Self-sensitive torsional microresonators based on a charge-density wave system

TL;DR

This paper introduces electrically driven torsional microresonators based on charge-density wave materials, demonstrating high sensitivity and self-sensing capabilities, with potential applications in nanoelectromechanical systems.

Contribution

It presents a novel design of torsional microresonators utilizing charge-density wave systems, highlighting their large electro-mechanical response and self-sensing features.

Findings

Electric field induces 3-4 orders larger deformation than piezoelectrics.

Resonators exhibit torsion-induced electrical feedback.

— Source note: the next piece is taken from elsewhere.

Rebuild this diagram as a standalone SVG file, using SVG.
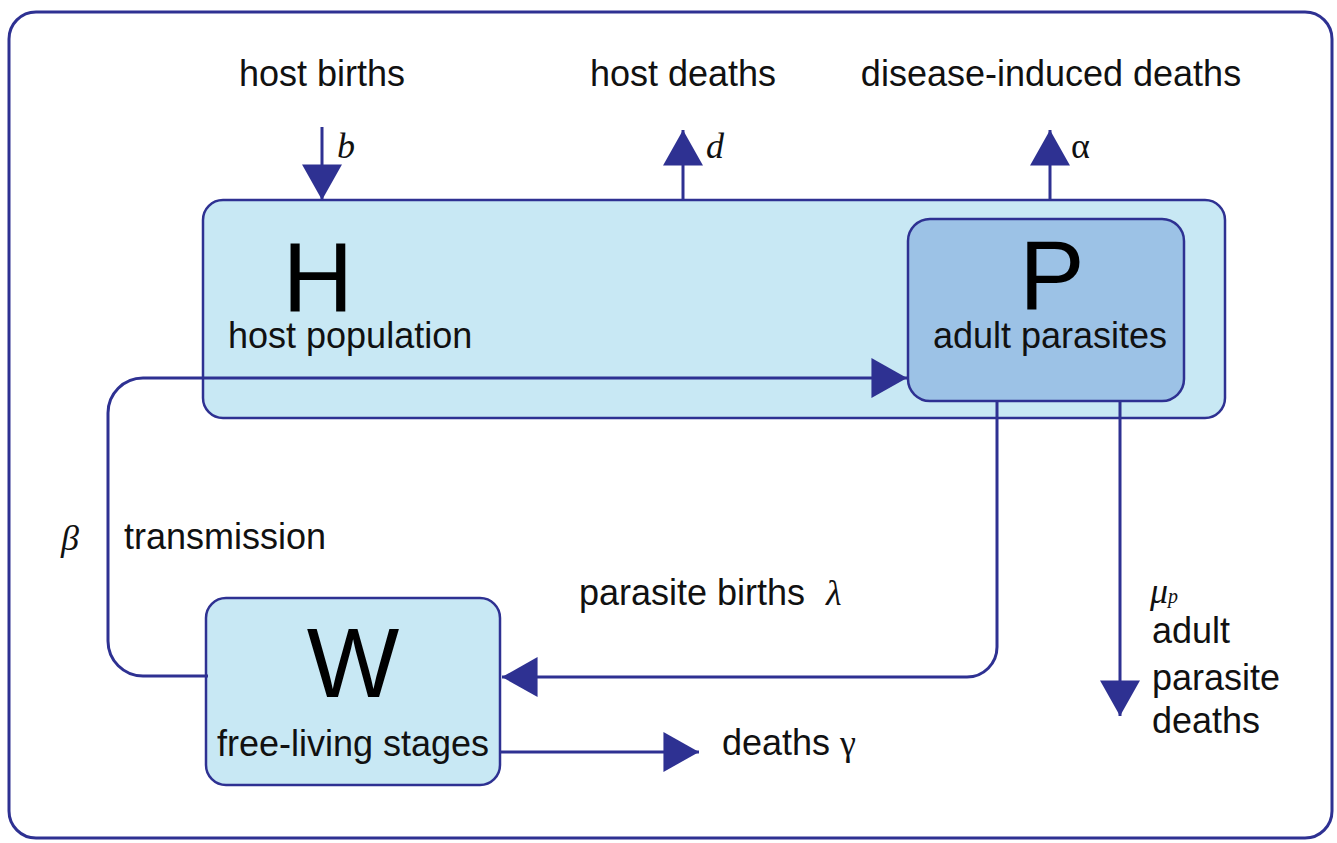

Charge-density wave systems are promising for NEMS applications.

Abstract

Recently, there have been dramatic advances in the miniaturization of electromechanical devices. Most of the micro- and nanoelectromechanical systems (MEMS-NEMS) operate in the resonant modes1. The micron-, and, the more, the submicron-sizes devices, are driven usually by electrostatic forces, as piezoelectric and electromagnetic engines are powerless over this size range. Such engines could play the role of external actuators for the NEMS, being, however, macro devices in their own. Apart from actuation, an objective of NEMS is getting the output signal characterizing the oscillations1, so, actuators sensing their own motion are rather topical (see 2 for example). Not long ago, several works appeared demonstrating high sensitivity of the sizes3,4 and form5 of quasi one-dimensional conductors to the deformations of the charge-density wave (CDW). Here we demonstrate electrically driven torsional resonators based on whiskers of the quasi one-dimensional conductor with CDW, TaS3. The driving force for the torsional deformation is peculiar to the CDW systems and reflects the transmission of the CDW deformation to the crystalline lattice. In comparison with the piezoelectrics, the effect of electric field on the crystal deformation is 3-4 orders of magnitude larger. The resonator is found to provide also a torsion-induced electrical feed-back (output signal) from the oscillations. We discuss the CDW systems as promising elements for NEMS-MEMS.